Belič: We already offer a variety of on-site PDI and PDS services, which are performed by our subsidiary company Avtoservis. Additional facilities shall be set up according to customer needs and demands of our clients.

AI: Will it be a multimodal terminal?

Belič: Port of Koper is already an intermodal hub. The overall modal split for the Car terminal is 55% for rail, 45% for road.

AI: What will it bring the design capacity to?

Belič: The planned investment and construction will be carried out gradually in phases in order to ensure that current operations are not affected. They should be implemented step by step until 2020. In the short term, for 2016 we plan to reach around 720.000 units of throughput, while in 2015 the throughput was 607,000 units.

AI: What are the time-lines in the construction process?

Belič: The additional rail access and the arrangement of new open storage areas should be completed in 2017, while the car-carrier berth should be operational in 2018. The truck-gate is planned for 2019, while this year we shall obtain new capacities for 2000 vehicles at the western part of Pier 2.

AI: What attracts OEMs such as Daimler to the facility?

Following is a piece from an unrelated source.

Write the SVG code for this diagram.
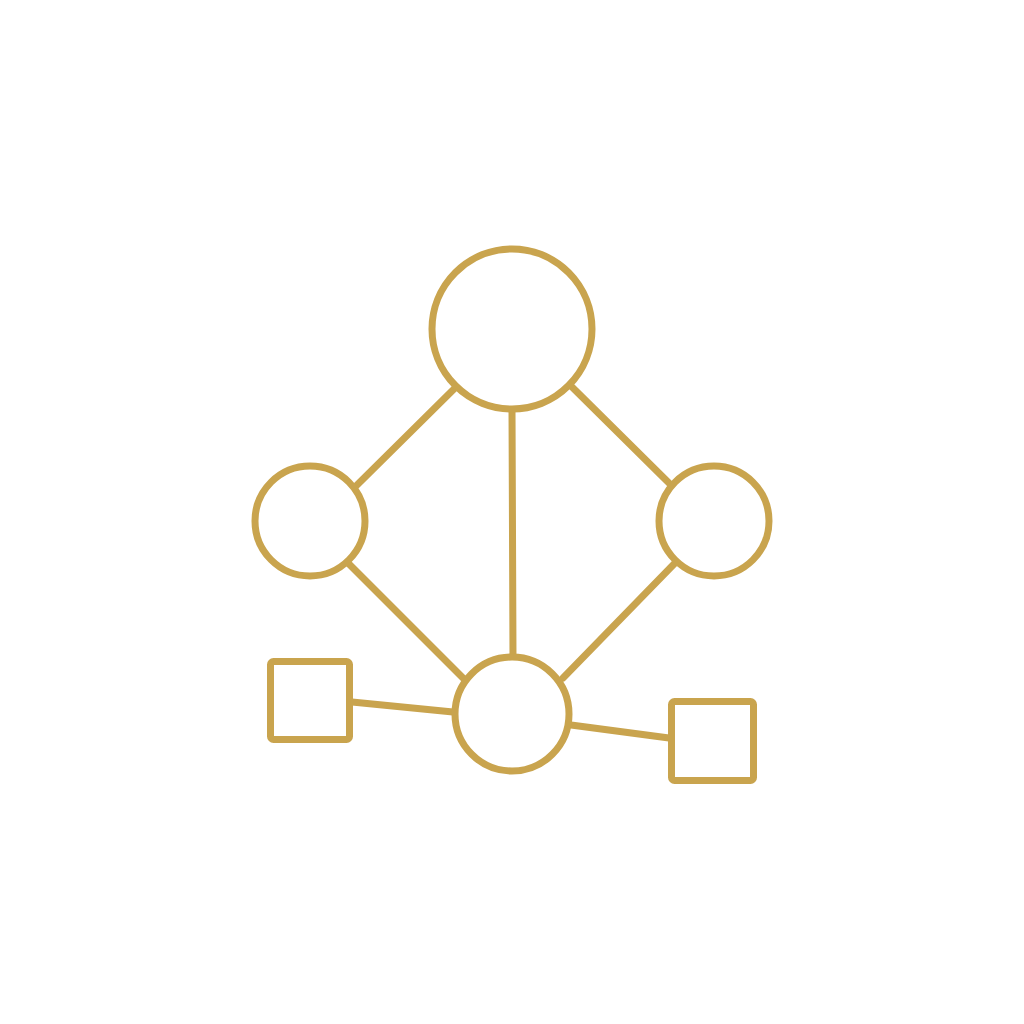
<svg xmlns="http://www.w3.org/2000/svg" width="1024" height="1024" viewBox="0 0 1024 1024">
<style>
.s{fill:none;stroke:#C9A44E;stroke-width:7;stroke-linecap:round;stroke-linejoin:round}
.n{fill:#fff;stroke:#C9A44E;stroke-width:7}
</style>
<rect width="1024" height="1024" fill="#fff"/>
<g id="connectors" class="s">
<line x1="455" y1="388" x2="357" y2="485"/>
<line x1="572" y1="387" x2="670" y2="484"/>
<line x1="512" y1="410" x2="513" y2="656"/>
<line x1="348" y1="563" x2="463" y2="678"/>
<line x1="675" y1="563" x2="563" y2="678"/>
<line x1="352" y1="702" x2="453" y2="712"/>
<line x1="571" y1="725" x2="669" y2="738"/>
</g>
<g id="top"><circle class="n" cx="512" cy="329" r="80"/></g>
<g id="left"><circle class="n" cx="310" cy="521" r="55"/></g>
<g id="right"><circle class="n" cx="714" cy="521" r="55"/></g>
<g id="bottom"><circle class="n" cx="512" cy="714" r="57"/></g>
<g id="sqleft"><rect class="n" x="270.5" y="661.5" width="79" height="78" rx="3"/></g>
<g id="sqright"><rect class="n" x="671.5" y="701.5" width="82" height="79" rx="3"/></g>
</svg>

Belič: Koper has an outstanding geographical location and a long history of experience with finished vehicle handling. Over the years there has been consistent investment in port infrastructure and processes to meet the needs of the market. As a port we can quickly adapt to meet the needs of OEMs. In this context premium OEMs see Koper as a suitable solution because we can keep up with their high standards and offer a better level of flexibility, decrease delivery time and consequently costs. The southern transport route is daily becoming more popular and important, not only for vehicles, but also for containers.